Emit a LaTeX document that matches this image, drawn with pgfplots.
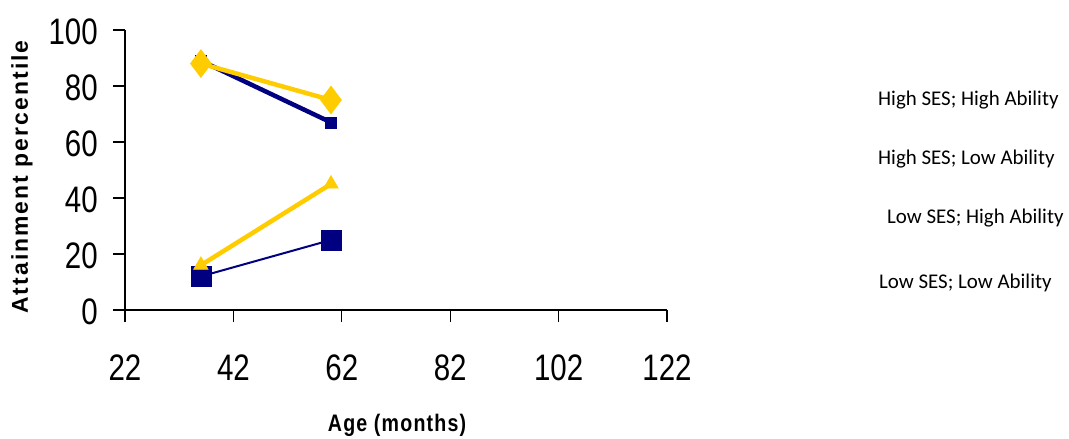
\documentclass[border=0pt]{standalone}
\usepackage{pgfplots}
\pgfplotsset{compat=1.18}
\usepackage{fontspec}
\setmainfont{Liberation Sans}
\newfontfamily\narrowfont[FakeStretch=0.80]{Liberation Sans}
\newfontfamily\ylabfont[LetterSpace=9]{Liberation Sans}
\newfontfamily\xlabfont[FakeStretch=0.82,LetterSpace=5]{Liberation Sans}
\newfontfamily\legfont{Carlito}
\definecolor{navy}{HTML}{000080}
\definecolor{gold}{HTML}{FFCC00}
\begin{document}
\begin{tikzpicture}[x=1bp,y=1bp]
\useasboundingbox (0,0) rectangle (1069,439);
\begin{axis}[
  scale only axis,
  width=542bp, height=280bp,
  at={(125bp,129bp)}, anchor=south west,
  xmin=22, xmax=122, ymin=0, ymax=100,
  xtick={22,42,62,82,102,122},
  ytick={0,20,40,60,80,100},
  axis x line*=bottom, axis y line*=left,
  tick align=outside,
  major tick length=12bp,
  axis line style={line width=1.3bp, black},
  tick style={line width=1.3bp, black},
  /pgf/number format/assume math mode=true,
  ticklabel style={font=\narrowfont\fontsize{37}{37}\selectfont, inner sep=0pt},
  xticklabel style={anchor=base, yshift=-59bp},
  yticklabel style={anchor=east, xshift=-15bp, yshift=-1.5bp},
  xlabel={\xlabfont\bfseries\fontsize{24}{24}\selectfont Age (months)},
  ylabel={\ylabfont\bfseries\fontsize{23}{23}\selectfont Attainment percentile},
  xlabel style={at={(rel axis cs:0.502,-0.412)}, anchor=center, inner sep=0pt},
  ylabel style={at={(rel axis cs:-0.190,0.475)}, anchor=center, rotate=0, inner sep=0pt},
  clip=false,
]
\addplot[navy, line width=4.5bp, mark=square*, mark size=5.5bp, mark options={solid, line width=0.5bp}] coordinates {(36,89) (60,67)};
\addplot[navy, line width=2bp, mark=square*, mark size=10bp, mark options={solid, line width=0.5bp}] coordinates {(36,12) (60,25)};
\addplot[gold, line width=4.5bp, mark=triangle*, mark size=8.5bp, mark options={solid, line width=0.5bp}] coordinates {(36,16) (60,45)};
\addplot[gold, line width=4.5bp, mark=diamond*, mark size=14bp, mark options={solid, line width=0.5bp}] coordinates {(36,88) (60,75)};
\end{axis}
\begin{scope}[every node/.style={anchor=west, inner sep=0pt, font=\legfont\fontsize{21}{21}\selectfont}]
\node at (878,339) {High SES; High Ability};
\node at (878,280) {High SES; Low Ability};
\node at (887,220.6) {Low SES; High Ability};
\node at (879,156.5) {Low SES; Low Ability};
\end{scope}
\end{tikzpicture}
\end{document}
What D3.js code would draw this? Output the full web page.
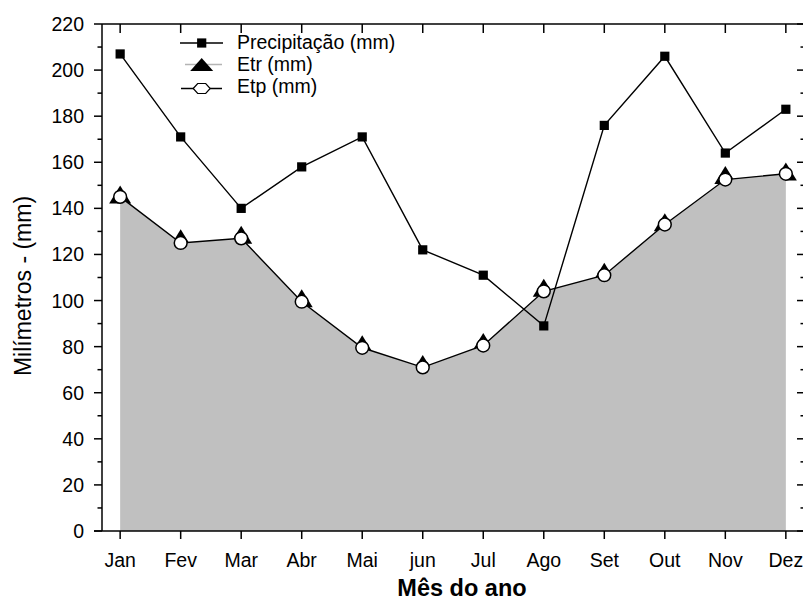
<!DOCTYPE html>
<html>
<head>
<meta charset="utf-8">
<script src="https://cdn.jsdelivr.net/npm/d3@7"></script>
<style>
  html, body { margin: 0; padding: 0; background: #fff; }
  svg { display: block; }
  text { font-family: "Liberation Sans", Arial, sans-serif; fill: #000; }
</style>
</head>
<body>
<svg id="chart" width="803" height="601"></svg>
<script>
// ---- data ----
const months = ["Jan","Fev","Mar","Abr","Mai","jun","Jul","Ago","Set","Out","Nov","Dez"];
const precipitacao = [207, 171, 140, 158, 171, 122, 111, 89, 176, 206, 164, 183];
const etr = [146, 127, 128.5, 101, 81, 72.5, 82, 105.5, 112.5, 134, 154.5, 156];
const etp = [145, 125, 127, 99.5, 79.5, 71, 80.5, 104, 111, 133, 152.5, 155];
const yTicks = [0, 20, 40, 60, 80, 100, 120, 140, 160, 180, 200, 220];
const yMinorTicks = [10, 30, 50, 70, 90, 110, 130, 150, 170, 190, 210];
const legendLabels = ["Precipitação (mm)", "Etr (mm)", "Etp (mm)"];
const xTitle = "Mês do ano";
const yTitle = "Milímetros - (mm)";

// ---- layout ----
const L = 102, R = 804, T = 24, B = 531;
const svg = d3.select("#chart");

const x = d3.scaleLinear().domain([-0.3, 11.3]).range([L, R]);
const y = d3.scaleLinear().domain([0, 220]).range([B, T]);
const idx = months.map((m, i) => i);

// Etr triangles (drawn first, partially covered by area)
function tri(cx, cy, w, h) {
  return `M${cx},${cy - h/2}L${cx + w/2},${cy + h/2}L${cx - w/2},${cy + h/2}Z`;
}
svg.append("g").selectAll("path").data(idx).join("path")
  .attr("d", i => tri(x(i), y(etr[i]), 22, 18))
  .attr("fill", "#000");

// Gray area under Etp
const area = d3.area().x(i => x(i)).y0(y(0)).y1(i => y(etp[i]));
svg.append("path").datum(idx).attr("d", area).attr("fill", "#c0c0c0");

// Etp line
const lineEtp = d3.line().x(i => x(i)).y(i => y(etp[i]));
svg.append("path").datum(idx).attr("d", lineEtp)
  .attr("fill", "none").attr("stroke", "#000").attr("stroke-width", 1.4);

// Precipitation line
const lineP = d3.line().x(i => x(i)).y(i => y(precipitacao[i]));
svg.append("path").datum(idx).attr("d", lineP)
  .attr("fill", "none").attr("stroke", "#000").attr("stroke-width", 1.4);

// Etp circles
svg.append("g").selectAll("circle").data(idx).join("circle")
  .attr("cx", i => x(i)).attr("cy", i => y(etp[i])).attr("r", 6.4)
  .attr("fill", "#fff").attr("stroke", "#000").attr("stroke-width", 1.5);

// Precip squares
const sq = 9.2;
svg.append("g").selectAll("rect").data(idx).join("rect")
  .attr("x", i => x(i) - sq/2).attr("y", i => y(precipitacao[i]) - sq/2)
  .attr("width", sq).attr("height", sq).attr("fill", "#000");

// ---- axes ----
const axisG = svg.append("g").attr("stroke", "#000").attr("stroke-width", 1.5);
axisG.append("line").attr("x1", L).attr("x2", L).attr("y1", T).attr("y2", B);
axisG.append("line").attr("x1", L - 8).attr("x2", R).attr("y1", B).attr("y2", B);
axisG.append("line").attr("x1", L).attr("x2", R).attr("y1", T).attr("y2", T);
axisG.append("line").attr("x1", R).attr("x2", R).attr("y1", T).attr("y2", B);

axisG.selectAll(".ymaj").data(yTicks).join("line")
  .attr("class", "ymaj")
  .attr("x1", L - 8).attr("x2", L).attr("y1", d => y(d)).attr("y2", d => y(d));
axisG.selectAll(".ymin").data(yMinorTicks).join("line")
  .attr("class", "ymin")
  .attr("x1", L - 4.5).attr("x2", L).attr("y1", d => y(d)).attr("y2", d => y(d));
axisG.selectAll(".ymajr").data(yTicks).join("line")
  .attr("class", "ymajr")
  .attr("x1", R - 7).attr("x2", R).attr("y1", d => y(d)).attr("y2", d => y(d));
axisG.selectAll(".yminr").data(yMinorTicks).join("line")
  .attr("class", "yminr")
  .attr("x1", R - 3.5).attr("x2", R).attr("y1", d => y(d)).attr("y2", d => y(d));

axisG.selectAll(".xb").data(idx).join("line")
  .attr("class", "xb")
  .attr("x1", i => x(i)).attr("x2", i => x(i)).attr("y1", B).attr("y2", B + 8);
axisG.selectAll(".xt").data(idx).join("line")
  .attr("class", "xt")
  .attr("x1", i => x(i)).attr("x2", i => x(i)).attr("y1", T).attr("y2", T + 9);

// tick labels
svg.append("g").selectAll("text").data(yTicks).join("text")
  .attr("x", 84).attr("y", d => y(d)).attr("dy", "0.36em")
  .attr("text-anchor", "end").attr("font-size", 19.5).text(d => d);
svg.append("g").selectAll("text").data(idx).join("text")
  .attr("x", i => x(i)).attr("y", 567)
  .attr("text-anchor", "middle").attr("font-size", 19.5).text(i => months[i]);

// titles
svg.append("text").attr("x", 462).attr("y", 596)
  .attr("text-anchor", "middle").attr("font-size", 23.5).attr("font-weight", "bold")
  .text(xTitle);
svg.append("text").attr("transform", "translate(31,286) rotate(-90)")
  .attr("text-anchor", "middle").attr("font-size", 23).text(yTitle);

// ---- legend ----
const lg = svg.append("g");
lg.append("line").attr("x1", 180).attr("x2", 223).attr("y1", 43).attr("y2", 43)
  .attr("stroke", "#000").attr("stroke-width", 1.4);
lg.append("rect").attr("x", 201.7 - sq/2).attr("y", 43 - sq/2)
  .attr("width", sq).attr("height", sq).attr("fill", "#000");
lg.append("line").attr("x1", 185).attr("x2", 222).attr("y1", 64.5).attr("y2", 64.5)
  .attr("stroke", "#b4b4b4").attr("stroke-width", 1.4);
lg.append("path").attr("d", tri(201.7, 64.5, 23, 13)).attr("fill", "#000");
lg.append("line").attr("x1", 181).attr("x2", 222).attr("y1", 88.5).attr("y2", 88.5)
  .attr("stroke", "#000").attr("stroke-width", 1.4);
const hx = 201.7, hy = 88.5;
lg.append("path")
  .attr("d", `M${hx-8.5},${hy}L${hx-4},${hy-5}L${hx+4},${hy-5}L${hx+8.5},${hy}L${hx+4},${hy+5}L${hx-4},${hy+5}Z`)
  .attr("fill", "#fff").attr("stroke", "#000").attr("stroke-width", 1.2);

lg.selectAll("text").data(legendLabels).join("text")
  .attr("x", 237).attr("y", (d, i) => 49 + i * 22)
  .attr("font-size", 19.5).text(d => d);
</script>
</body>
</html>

*DESCRIPTION OF THE TASK*.
Extract each line holding the string "this".

*FULL OUTPUT*.
Emit a LaTeX document that matches this image, drawn with pgfplots.
What D3.js code would draw this? Output the full web page.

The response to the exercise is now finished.